Semana passada - leio nos jornais - vinte órgãos públicos e mais de 250 policiais não foram suficientes para acabar com a cena que se vê há 20 anos na Cracolândia. Seis horas após o início de nova operação destinada a revitalizar uma das áreas mais degradadas da capital, centenas de viciados voltaram às ruas, com cachimbos em mãos e cobertas nas costas, nos pontos tradicionais de consumo da droga.

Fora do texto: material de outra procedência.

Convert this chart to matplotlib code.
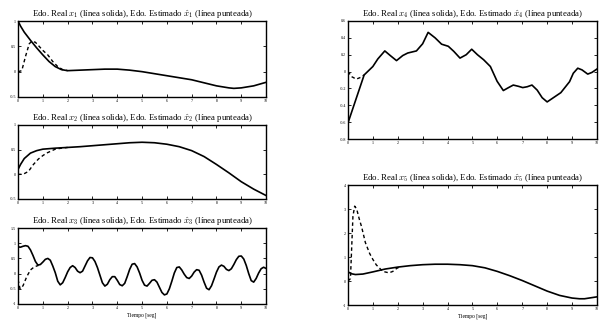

Em vez de atacar o problema com o rigor devido, autoridades fornecem cachimbos aos pobres diabos para que se droguem sem maiores problemas. Enquanto isso, semana que vem, começam os Blitze contra os fumantes nos restaurantes.

Last but not least: ao lado da Cracolândia, está a Santa Ifigênia, vasto mercado de contrabando de eletrônicos e produtos piratas. A dez metros de um distrito policial, a muamba está exposta nas calçadas. Lá de vez em quando a Receita Federal dá uma batida, recolhe dez ou vinte caminhões de contrabando. A medida não faz nem mossa. Dia seguinte, as ruas estão reabastecidas de mercadorias, como se nada tivesse acontecido.

Ama com fé e orgulho, a terra em que nasceste. Criança! Não verás nenhum país como este.

Não verás mesmo.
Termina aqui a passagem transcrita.